> [WORK TO BE COMPLETED] It is required that the lines from the top of the listing through the line with "const asphaltY = [100, 100, 130, 150, 172, 180, 180];" be reproduced exactly, excluding pictures.

──────

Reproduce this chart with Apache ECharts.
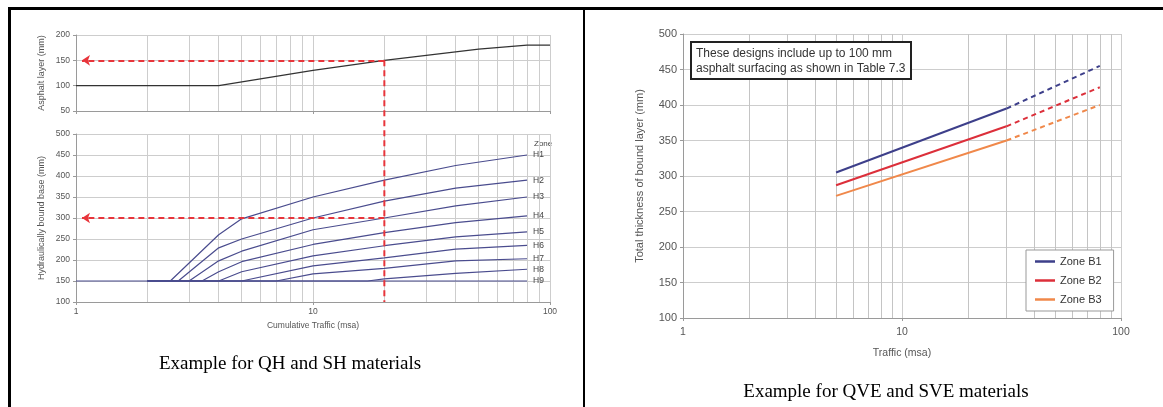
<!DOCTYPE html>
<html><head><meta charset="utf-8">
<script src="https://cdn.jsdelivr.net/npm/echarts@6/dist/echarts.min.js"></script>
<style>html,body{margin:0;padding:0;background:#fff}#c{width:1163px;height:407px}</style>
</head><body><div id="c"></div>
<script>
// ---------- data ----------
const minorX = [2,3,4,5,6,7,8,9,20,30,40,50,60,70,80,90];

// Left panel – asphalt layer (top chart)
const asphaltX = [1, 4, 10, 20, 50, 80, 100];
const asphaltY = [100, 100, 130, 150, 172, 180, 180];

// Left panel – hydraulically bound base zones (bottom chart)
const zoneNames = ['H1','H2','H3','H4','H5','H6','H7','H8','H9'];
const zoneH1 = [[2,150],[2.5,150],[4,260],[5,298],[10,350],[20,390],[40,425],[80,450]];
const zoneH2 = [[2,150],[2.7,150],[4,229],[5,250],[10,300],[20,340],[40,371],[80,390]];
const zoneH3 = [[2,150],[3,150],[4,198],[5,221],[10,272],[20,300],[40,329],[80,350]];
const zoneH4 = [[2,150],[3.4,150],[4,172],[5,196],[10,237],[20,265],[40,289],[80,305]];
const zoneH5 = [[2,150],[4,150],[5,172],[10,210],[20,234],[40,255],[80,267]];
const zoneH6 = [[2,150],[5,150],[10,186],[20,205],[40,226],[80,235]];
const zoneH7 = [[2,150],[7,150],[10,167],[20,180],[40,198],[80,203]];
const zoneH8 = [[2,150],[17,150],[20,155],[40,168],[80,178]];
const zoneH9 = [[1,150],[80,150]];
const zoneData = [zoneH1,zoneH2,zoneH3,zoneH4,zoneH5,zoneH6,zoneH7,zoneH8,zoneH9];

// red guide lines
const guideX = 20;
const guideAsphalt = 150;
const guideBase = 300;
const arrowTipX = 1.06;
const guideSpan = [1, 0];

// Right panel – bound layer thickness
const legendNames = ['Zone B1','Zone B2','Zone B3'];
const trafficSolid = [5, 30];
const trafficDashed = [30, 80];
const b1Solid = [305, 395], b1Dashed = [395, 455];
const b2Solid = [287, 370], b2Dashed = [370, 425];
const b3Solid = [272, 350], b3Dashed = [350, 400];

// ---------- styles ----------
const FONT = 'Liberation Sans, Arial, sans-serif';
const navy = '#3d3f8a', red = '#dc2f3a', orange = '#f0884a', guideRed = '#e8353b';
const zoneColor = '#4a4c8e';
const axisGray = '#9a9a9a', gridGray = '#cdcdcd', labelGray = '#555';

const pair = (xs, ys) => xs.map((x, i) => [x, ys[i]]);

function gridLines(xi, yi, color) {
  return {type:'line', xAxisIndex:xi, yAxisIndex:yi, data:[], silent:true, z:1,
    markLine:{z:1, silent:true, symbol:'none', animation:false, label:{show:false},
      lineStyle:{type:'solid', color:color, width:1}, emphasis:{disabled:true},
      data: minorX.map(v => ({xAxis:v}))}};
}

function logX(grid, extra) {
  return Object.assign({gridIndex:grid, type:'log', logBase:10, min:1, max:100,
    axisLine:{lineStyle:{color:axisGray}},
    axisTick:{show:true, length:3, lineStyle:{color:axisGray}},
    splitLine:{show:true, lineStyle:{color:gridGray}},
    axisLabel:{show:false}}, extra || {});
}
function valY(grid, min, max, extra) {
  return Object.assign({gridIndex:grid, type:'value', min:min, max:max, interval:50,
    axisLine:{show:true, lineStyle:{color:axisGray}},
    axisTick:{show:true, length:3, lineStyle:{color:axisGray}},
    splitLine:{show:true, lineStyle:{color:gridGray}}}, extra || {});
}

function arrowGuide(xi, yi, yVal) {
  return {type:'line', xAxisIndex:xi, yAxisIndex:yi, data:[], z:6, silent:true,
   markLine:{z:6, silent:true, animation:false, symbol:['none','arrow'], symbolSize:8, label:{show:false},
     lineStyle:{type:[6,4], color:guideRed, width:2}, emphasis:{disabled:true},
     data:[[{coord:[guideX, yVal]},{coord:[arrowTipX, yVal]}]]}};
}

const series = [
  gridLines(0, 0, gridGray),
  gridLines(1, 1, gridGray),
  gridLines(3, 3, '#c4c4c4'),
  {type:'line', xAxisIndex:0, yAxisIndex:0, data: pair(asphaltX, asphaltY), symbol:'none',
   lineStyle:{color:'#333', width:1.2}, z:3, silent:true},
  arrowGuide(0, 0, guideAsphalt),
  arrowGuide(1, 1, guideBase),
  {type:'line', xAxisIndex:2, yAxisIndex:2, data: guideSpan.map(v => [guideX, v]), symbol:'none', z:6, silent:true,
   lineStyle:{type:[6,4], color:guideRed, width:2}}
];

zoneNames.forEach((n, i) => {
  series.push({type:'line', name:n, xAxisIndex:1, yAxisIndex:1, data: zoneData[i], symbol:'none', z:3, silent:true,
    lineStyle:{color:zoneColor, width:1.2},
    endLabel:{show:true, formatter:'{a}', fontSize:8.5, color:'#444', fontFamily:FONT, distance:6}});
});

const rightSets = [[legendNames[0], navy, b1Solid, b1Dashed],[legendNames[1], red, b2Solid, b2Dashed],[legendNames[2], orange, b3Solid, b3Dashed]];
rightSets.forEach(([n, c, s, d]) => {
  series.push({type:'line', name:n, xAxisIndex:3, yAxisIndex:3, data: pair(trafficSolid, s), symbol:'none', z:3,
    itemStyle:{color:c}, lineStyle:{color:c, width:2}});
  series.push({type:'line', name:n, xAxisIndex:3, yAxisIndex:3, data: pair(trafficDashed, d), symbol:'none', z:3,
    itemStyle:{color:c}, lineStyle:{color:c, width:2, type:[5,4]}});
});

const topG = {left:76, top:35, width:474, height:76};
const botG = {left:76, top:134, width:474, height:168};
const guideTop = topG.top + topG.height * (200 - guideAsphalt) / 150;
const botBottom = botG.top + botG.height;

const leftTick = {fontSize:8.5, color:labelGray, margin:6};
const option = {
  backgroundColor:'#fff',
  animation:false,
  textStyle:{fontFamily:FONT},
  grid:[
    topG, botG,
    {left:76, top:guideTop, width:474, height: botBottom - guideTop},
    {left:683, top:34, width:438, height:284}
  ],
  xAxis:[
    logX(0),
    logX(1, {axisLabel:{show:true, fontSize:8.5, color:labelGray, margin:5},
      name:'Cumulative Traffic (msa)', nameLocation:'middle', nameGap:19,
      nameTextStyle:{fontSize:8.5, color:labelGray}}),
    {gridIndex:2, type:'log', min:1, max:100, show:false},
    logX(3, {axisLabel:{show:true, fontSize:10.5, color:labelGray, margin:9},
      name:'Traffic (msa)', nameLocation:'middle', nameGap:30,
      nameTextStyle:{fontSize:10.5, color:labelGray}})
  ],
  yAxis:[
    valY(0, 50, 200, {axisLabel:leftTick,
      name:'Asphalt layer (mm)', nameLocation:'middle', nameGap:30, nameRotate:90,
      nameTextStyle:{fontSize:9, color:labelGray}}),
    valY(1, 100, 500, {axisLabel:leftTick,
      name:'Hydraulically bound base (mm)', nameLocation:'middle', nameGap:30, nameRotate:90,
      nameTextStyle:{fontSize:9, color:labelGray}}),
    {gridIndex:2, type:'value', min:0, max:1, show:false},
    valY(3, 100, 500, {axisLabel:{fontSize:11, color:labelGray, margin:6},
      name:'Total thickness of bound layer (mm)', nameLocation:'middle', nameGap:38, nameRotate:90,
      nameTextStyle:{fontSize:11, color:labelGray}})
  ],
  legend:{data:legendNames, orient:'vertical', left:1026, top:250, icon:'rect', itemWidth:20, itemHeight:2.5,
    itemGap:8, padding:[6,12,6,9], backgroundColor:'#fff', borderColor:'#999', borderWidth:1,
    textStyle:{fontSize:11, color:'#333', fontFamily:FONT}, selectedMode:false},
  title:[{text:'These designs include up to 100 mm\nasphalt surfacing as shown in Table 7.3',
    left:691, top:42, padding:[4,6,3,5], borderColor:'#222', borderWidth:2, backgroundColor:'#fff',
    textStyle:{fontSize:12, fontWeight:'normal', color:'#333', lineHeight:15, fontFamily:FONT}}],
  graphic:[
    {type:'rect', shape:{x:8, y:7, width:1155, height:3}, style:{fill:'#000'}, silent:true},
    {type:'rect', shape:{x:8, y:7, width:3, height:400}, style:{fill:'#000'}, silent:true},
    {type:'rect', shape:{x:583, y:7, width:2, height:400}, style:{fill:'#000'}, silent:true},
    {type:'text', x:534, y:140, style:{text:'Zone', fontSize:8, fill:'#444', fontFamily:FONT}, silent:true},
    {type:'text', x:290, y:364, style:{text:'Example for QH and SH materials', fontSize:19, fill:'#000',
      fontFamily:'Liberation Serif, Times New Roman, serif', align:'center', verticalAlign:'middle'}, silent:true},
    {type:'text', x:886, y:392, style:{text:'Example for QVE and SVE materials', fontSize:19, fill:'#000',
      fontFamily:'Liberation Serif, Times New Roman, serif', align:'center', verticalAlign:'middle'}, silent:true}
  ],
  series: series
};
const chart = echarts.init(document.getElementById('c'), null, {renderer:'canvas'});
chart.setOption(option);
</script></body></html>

──────

> [SOLVED PROBLEM]
Reproduce this chart with Apache ECharts.
<!DOCTYPE html>
<html><head><meta charset="utf-8">
<script src="https://cdn.jsdelivr.net/npm/echarts@6/dist/echarts.min.js"></script>
<style>html,body{margin:0;padding:0;background:#fff}#c{width:1163px;height:407px}</style>
</head><body><div id="c"></div>
<script>
// ---------- data ----------
const minorX = [2,3,4,5,6,7,8,9,20,30,40,50,60,70,80,90];

// Left panel – asphalt layer (top chart)
const asphaltX = [1, 4, 10, 20, 50, 80, 100];
const asphaltY = [100, 100, 130, 150, 172, 180, 180];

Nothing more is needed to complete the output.